Step-by-Step Solution:
Let us first get introduced to the van’t Hoff factor before moving on to the specifics of the given question.
The Van’t Hoff factor offers information on the effect of solutes on the colligative properties of solutions and it can be defined as the ratio of the concentration of particles formed when a substance is dissolved to the concentration of the substance by mass.
Van’t hoff factor also describes the extent to which a substance associates or dissociates in a solution. e.g. when a non-electrolytic substance is dissolved in water, the value of i is generally 1.
However, when a compound that is ionic, forms a solution in water, the value of i is equal to the total number of ions present in one formula unit of the ionic substance.
Now, let us try and apply this concept to the given question.
(i) $C{{H}_{3}}COOH$ dissolved in water
Acetic acid is a weak acid and will not completely dissociate into ions when gets dissolved in water. The dissociation reaction can be given as under.

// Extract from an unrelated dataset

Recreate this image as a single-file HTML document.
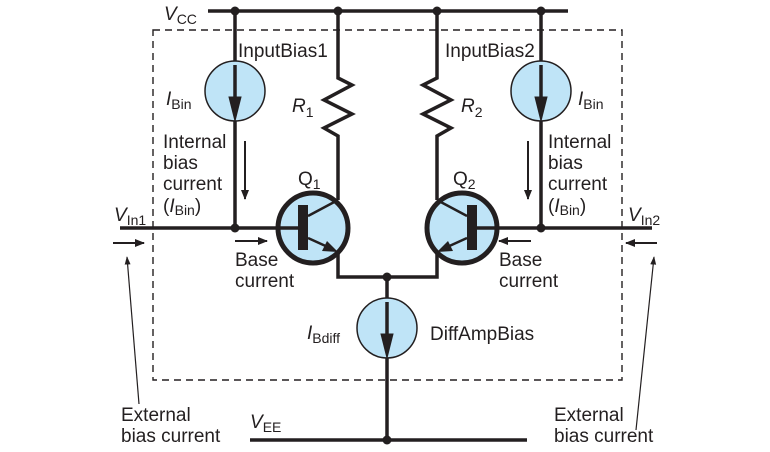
<!DOCTYPE html>
<html><head><meta charset="utf-8"><style>
html,body{margin:0;padding:0;background:#fff;}
svg{display:block;}
text{font-family:"Liberation Sans",Arial,sans-serif;fill:#231f20;}
</style></head><body>
<svg width="770" height="452" viewBox="0 0 770 452" xmlns="http://www.w3.org/2000/svg">
<defs>
<marker id="ah" viewBox="0 0 10 10" refX="9" refY="5" markerWidth="5" markerHeight="5" orient="auto-start-reverse"><path d="M0,1 L10,5 L0,9 z" fill="#231f20"/></marker>
<marker id="ah2" viewBox="0 0 10 10" refX="9" refY="5" markerWidth="7" markerHeight="7" orient="auto-start-reverse"><path d="M0,1.5 L10,5 L0,8.5 z" fill="#231f20"/></marker>
</defs>
<g stroke="#231f20" fill="none">
<rect x="153" y="30" width="469" height="350" stroke-width="1.4" stroke-dasharray="7,5"/>
<line x1="208" y1="11" x2="568" y2="11" stroke-width="3.5"/>
<line x1="235" y1="11" x2="235" y2="228" stroke-width="3.5"/>
<line x1="541" y1="11" x2="541" y2="228" stroke-width="3.5"/>
<line x1="120" y1="228" x2="300" y2="228" stroke-width="3.5"/>
<line x1="474" y1="228" x2="652" y2="228" stroke-width="3.5"/>
<polyline points="338,11 338,78 352,85 324,100 352,114 324,128 338,136 338,200" stroke-width="3.5"/>
<polyline points="437,11 437,78 423,85 451,100 423,114 451,128 437,136 437,200" stroke-width="3.5"/>
<polyline points="338,252 338,277 437,277 437,252" stroke-width="3.5"/>
<line x1="387" y1="277" x2="387" y2="440" stroke-width="3.5"/>
<line x1="250" y1="440" x2="527" y2="440" stroke-width="3.5"/>
</g>
<g stroke="#231f20" stroke-width="1.5" fill="#bfe4f7">
<circle cx="235" cy="91" r="30"/>
<circle cx="541" cy="91" r="30"/>
<circle cx="387" cy="328" r="30"/>
</g>
<g fill="#231f20" stroke="#231f20">
<line x1="235" y1="65" x2="235" y2="100" stroke-width="3.5"/>
<polygon points="229,97 241,97 235,121"/>
<line x1="541" y1="65" x2="541" y2="100" stroke-width="3.5"/>
<polygon points="535,97 547,97 541,121"/>
<line x1="387" y1="302" x2="387" y2="337" stroke-width="3.5"/>
<polygon points="381,334 393,334 387,358"/>
</g>
<g stroke="#231f20">
<circle cx="313" cy="228" r="35" fill="#bfe4f7" stroke-width="5"/>
<circle cx="462" cy="228" r="35" fill="#bfe4f7" stroke-width="5"/>
<line x1="277" y1="228" x2="300" y2="228" stroke-width="3.5"/>
<line x1="498" y1="228" x2="475" y2="228" stroke-width="3.5"/>
<rect x="298" y="205" width="10" height="45" fill="#231f20" stroke="none"/>
<rect x="467" y="205" width="10" height="45" fill="#231f20" stroke="none"/>
<line x1="308" y1="216" x2="338" y2="200" stroke-width="2.5"/>
<line x1="467" y1="216" x2="437" y2="200" stroke-width="2.5"/>
<line x1="308" y1="238" x2="330" y2="248" stroke-width="2.5"/>
<polygon points="338,252 322,251 327,241" fill="#231f20" stroke="none"/>
<line x1="467" y1="238" x2="445" y2="248" stroke-width="2.5"/>
<polygon points="437,252 453,251 448,241" fill="#231f20" stroke="none"/>
</g>
<g fill="#231f20">
<circle cx="235" cy="11" r="4.5"/><circle cx="338" cy="11" r="4.5"/>
<circle cx="437" cy="11" r="4.5"/><circle cx="541" cy="11" r="4.5"/>
<circle cx="235" cy="228" r="4.5"/><circle cx="541" cy="228" r="4.5"/>
<circle cx="387" cy="277" r="4.5"/><circle cx="387" cy="440" r="4.5"/>
</g>
<g stroke="#231f20" stroke-width="2" fill="none" marker-end="url(#ah)">
<line x1="113" y1="243" x2="144" y2="243"/>
<line x1="657" y1="243" x2="626" y2="243"/>
<line x1="235" y1="241" x2="267" y2="241"/>
<line x1="531" y1="241" x2="499" y2="241"/>
<line x1="245" y1="141" x2="245" y2="199"/>
<line x1="528" y1="141" x2="528" y2="199"/>
</g>
<g stroke="#231f20" stroke-width="1.2" fill="none">
<line x1="139" y1="404" x2="127" y2="257" marker-end="url(#ah2)"/>
<line x1="636" y1="430" x2="654" y2="257" marker-end="url(#ah2)"/>
</g>
<g font-size="19">
<text x="164" y="20"><tspan font-style="italic">V</tspan><tspan font-size="14" dy="4">CC</tspan></text>
<text x="238" y="57">InputBias1</text>
<text x="445" y="57">InputBias2</text>
<text x="166" y="105"><tspan font-style="italic">I</tspan><tspan font-size="14" dy="4">Bin</tspan></text>
<text x="578" y="105"><tspan font-style="italic">I</tspan><tspan font-size="14" dy="4">Bin</tspan></text>
<text x="292" y="112"><tspan font-style="italic">R</tspan><tspan font-size="14" dy="5">1</tspan></text>
<text x="461" y="112"><tspan font-style="italic">R</tspan><tspan font-size="14" dy="5">2</tspan></text>
<text x="163" y="148">Internal</text><text x="163" y="169">bias</text><text x="163" y="190">current</text>
<text x="163" y="212">(<tspan font-style="italic">I</tspan><tspan font-size="14" dy="3">Bin</tspan><tspan dy="-3">)</tspan></text>
<text x="548" y="148">Internal</text><text x="548" y="169">bias</text><text x="548" y="190">current</text>
<text x="548" y="212">(<tspan font-style="italic">I</tspan><tspan font-size="14" dy="3">Bin</tspan><tspan dy="-3">)</tspan></text>
<text x="298" y="185">Q<tspan font-size="14" dy="4">1</tspan></text>
<text x="453" y="185">Q<tspan font-size="14" dy="4">2</tspan></text>
<text x="114" y="221"><tspan font-style="italic">V</tspan><tspan font-size="14" dy="4">In1</tspan></text>
<text x="628" y="221"><tspan font-style="italic">V</tspan><tspan font-size="14" dy="4">In2</tspan></text>
<text x="235" y="266">Base</text><text x="235" y="287">current</text>
<text x="499" y="266">Base</text><text x="499" y="287">current</text>
<text x="307" y="339"><tspan font-style="italic">I</tspan><tspan font-size="14" dy="4">Bdiff</tspan></text>
<text x="430" y="340">DiffAmpBias</text>
<text x="121" y="421">External</text><text x="121" y="442">bias current</text>
<text x="554" y="421">External</text><text x="554" y="442">bias current</text>
<text x="250" y="428"><tspan font-style="italic">V</tspan><tspan font-size="14" dy="4">EE</tspan></text>
</g>
</svg>
</body></html>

$C{{H}_{3}}COO{{H}_{(aq)}}\xrightarrow{{{H}_{2}}O}C{{H}_{3}}CO{{O}^{-}}+{{H}^{+}}$
Its dissociation constant can be given by following equation.
$\text{Dissociation constant }\alpha \text{ = }\frac{[C{{H}_{3}}CO{{O}^{-}}][{{H}^{+}}]}{[{{H}_{2}}O]}$
There is a simple relationship between the dissociation constant and Van’t hoff factor. Dissociation constant expresses the degree of dissociation of the acid, so we can write the relation between dissociation constant and Van’t foff factor as
$i=\alpha n+(1-\alpha )$
Here, acetic acid yields 2 ions upon dissociation. So, we can say that
$i=1+\alpha$
So, we can say that van’t hoff factor for acetic acid in water will be more than 1.
ii) $C{{H}_{3}}COOH$ in benzene
In benzene, actually acetic acid dimerizes and so, its association reaction in benzene can be given as:
$2C{{H}_{3}}COOH\to 2(C{{H}_{3}}COOH)$
If we suppose that association factor is $\alpha$ , then we can find its Van’t hoff factor.
So, Van’t hoff factor can be given as
$i=n\alpha +(1-\alpha )$
$i=\frac{1}{2}\alpha +(1-\alpha )$
$i=1-\frac{\alpha }{2}$
Hence we can say that the Van't hoff factor for acetic acid in benzene will be less than one.
Thus we can conclude that the Van't hoff factor for acetic acid in water is more than one and for acetic acid in benzene will be less than one.

Note: Sometimes ion pairing occurs in a solution. At a given instant, a small percentage of the ions are paired and count as a single particle. Ion pairing occurs to some extent in all electrolyte solutions. This causes deviation from the van 't Hoff factor and tends to be greatest where the ions have multiple charges.